En cuanto a la hipótesis sobre el equilibrio de poder, el mismo parece haberse vuelto algo perimido por al menos dos razones: por un lado, el “mundo Westfalia”, es decir, el de Estados (occidentales) soberanos, además de la emergencia de actores no estatales erosionantes de la autoridad del Estado, no resiste los múltiples polos globales; por otro lado, muy relacionado con esto último, la emergencia de nuevos polos restringe la relevancia de los valores de Occidente.
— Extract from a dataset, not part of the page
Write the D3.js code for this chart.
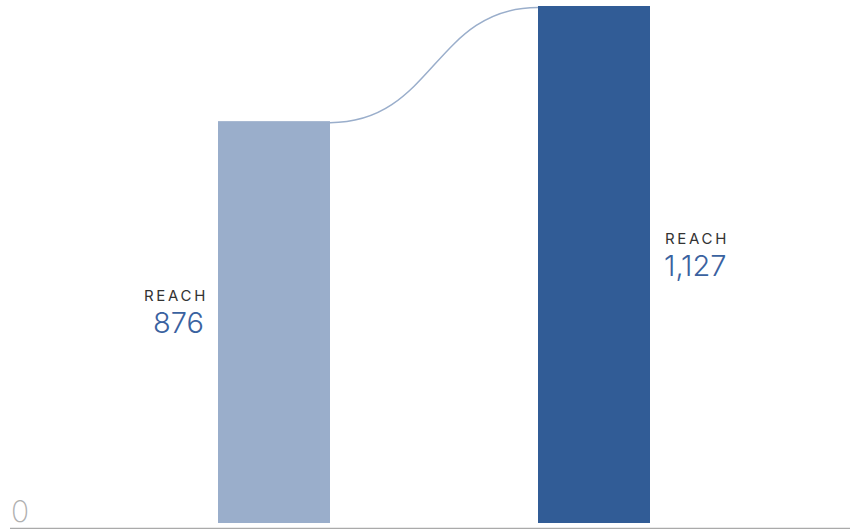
<!DOCTYPE html>
<html><head><meta charset="utf-8">
<script src="https://cdn.jsdelivr.net/npm/d3@7"></script>
<style>body{margin:0;background:#fff}svg{display:block}</style>
</head><body>
<script>
const categories = ["Before", "After"];
const labels = ["REACH", "REACH"];
const values = [876, 1127];
const colors = ["#9aaecb", "#315c96"];
const zeroLabel = "0";

const W = 850, H = 529;
const svg = d3.select("body").append("svg").attr("width", W).attr("height", H);

const x = d3.scalePoint().domain(categories).range([274, 594]);
const barW = 112;
const y = d3.scaleLinear().domain([0, d3.max(values)]).range([523, 6]);

svg.append("line").attr("x1", 10).attr("x2", W).attr("y1", 528.5).attr("y2", 528.5)
  .attr("stroke", "#aaaaaa").attr("stroke-width", 1.5);

svg.append("text").attr("x", 11).attr("y", 522).text(zeroLabel)
  .attr("font-family", "Inter").attr("font-weight", 200).attr("font-size", 30).attr("fill", "#b0b0b0");

svg.selectAll("rect.bar").data(values).join("rect").attr("class", "bar")
  .attr("x", (d, i) => x(categories[i]) - barW / 2)
  .attr("width", barW)
  .attr("y", d => y(d))
  .attr("height", d => y(0) - y(d))
  .attr("fill", (d, i) => colors[i]);

const x0 = x(categories[0]) + barW / 2, y0 = y(values[0]) + 1.5;
const x1 = x(categories[1]) - barW / 2, y1 = y(values[1]) + 1.5;
const mx = (x0 + x1) / 2;
const p = d3.path();
p.moveTo(x0, y0);
p.bezierCurveTo(mx, y0, mx, y1, x1, y1);
svg.append("path").attr("d", p.toString()).attr("fill", "none")
  .attr("stroke", colors[0]).attr("stroke-width", 1.5);

const fmt = d3.format(",");
values.forEach((v, i) => {
  const left = i === 0;
  const mid = (y(v) + y(0)) / 2 - 10;
  const tx = left ? x(categories[i]) - barW / 2 - 15 : x(categories[i]) + barW / 2 + 14;
  const anchor = left ? "end" : "start";
  svg.append("text").attr("x", left ? tx + 5 : tx + 1).attr("y", mid - 11).attr("text-anchor", anchor)
    .attr("font-family", "Inter").attr("font-size", 15).attr("letter-spacing", 2.7)
    .attr("fill", "#333").text(labels[i]);
  svg.append("text").attr("x", tx + (left ? 1 : 0)).attr("y", mid + 21).attr("text-anchor", anchor)
    .attr("font-family", "Inter").attr("font-weight", 300).attr("font-size", 29)
    .attr("fill", "#3a62a0").text(fmt(v));
});
</script>
</body></html>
La forma práctica de verificar este fenómeno de restricción que destaca el especialista Colin Bradford se aprecia, por caso, en las votaciones en la Asamblea General de la ONU sobre la condena a la invasión de Rusia a Ucrania el 2 de marzo de 2022, y sobre la suspensión a Rusia en el Consejo de Derechos Humanos de la organización el 7 de abril. Ambas votaciones “revelan la magnitud del impulso hacia la toma de posiciones independientes y compensatorias: un total de 77 países pusieron objeciones a la condena en las dos votaciones, es decir, el 40 por ciento de 193 miembros de la ONU. En otros términos, el 40 por ciento está siguiendo otra narrativa. Esto sería un “orden mundial multivalente”.

Por ello, como bien sostiene el experto ruso Andrei Tsygankov, el orden internacional dependerá cada vez de negociaciones complejas sobre el equilibrio de poder y las diferencias culturales y de enfoques globales, es decir, ya no bastará con pautas internacionales tradicionales.

En suma, prácticamente hay muy escaso margen para consideraciones o conjeturas optimistas sobre el rumbo del mundo. Predominan hipótesis con derivas internacionales peligrosas y desestabilizantes. Las más extremas nos dicen, según el citado Mark Lacy, que el impacto de las emergencias climáticas y otros peligros tecnológicos podrían provocar un desorden global como nunca antes se había experimentado, trasformando o mutilando los mismos cimientos de la política internacional. Las menos pesimistas nos hablan de una inquietante ambigüedad: ni guerra ni paz.

Nunca el escenario internacional y mundial ha sido tan retador para los analistas.